Вступив в 1910 году в группу сотрудников, я еще продолжал некоторое время заниматься в школе Халютиной, но это становилось все труднее, по мере того как росла моя загруженность в театре. Вначале нас лишь использовали в массовых сценах, затем стали поручать роли «без ниточки» — выходные, с двумя-тремя словами или вовсе без слов и потому требовавшие, как полагали мы, особенной тщательности отделки, особой творческой меткости. Через год по установившемуся обычаю мы вновь держали экзамен — на этот раз в так называемую школу Художественного театра. Сотрудники, зачисленные в школу, окончательно признавались «своими», и театр принимал на себя заботу об их творческом развитии. Так было и со мной, и начиная с этого дня занятия в школе Халютиной стали нерегулярными, а вскоре отпали совсем. Но я до сих пор испытываю нежность к моей первой учительнице, сохраняю самые дружеские отношения с ней.
Я пришел в Художественный театр, когда начиналась работа над «Братьями Карамазовыми» Достоевского, когда в фойе и за кулисами театра появилась характерная фигура Крэга в ботах, со стружками в львиных седых волосах (следы упражнений в макетной мастерской), когда пьесы Л. Андреева заняли неподобающее место в репертуаре театра, когда стало трудно работать, трудно сохранять свои общественные позиции и руководителям нашим становилось минутами страшно за театр. Это было тяжелое время, но, повторяю, не одни только силы реакции атаковали скромное здание на Камергерском. Это было время борьбы прогрессивных идей с философией мракобесия, реализма — с мистикой и декадансом, русской национальной художественной традиции — с «Иванами, не помнящими родства». Мы, молодые, только вступавшие в жизнь и искусство, оказались на арене этой борьбы вместе со своими старшими товарищами. Дурные и добрые влияния скрещивались в наших душах, образуя сложный сплав, в ряде случаев делая затяжным и мучительным процесс окончательной творческой кристаллизации. Таков был тогдашний день русской сцены, и о нем мне хочется поведать читателю, повторяю, ничего не скрывая, не боясь правды, какой бы она ни была.
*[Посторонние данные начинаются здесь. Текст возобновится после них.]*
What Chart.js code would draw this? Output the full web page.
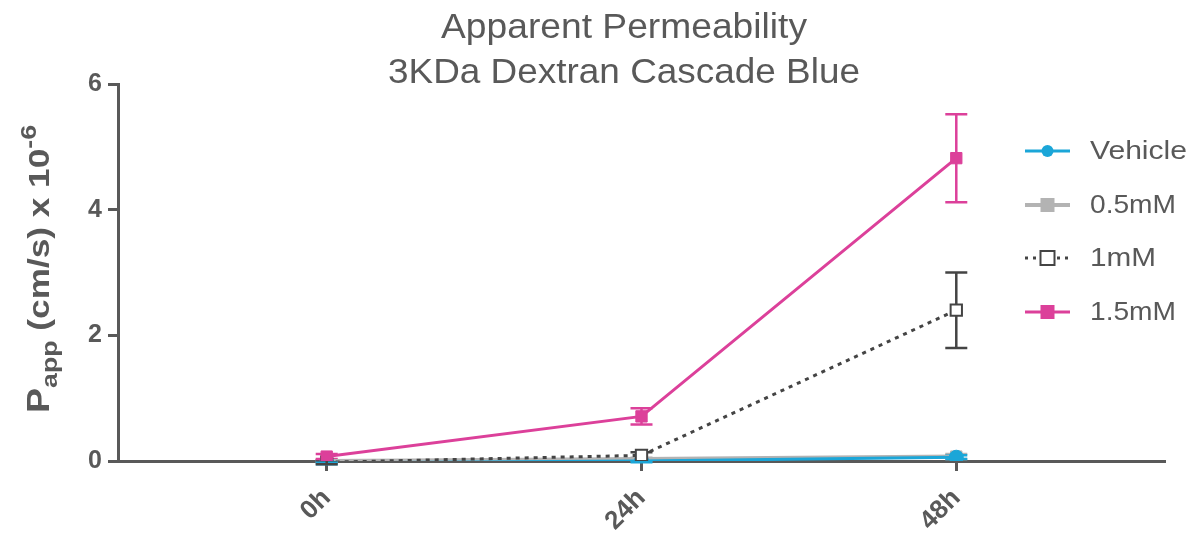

Что и говорить — страшновато начинать повесть своей, театральной жизни с рассказа об одном из самых сложных и, пожалуй, самых неисследованных явлений в истории русской культуры.
Достоевский в Художественном театре — может ли быть что-либо более запутанное и неясное! Строго говоря, мы считаем установленным в этом вопросе только одно: что инсценировки романов Достоевского были сомнительным актом с точки зрения принципов репертуарной политики театра, что спектакли Достоевского вызвали гневную отповедь А. М. Горького и стали поводом для газетной полемики, вышедшей далеко за рамки собственно театральные. Но этого мало, чтобы судить о художественном явлении, да еще такой сложности, как позднее творчество Достоевского и пути сценической интерпретации его романов. И если «Бесы» — произведение сугубо тенденциозное, пасквильное — не вызывают двух точек зрения, то с «Карамазовыми» все обстоит не просто. Во всяком случае, не так просто, как мы привыкли себе представлять.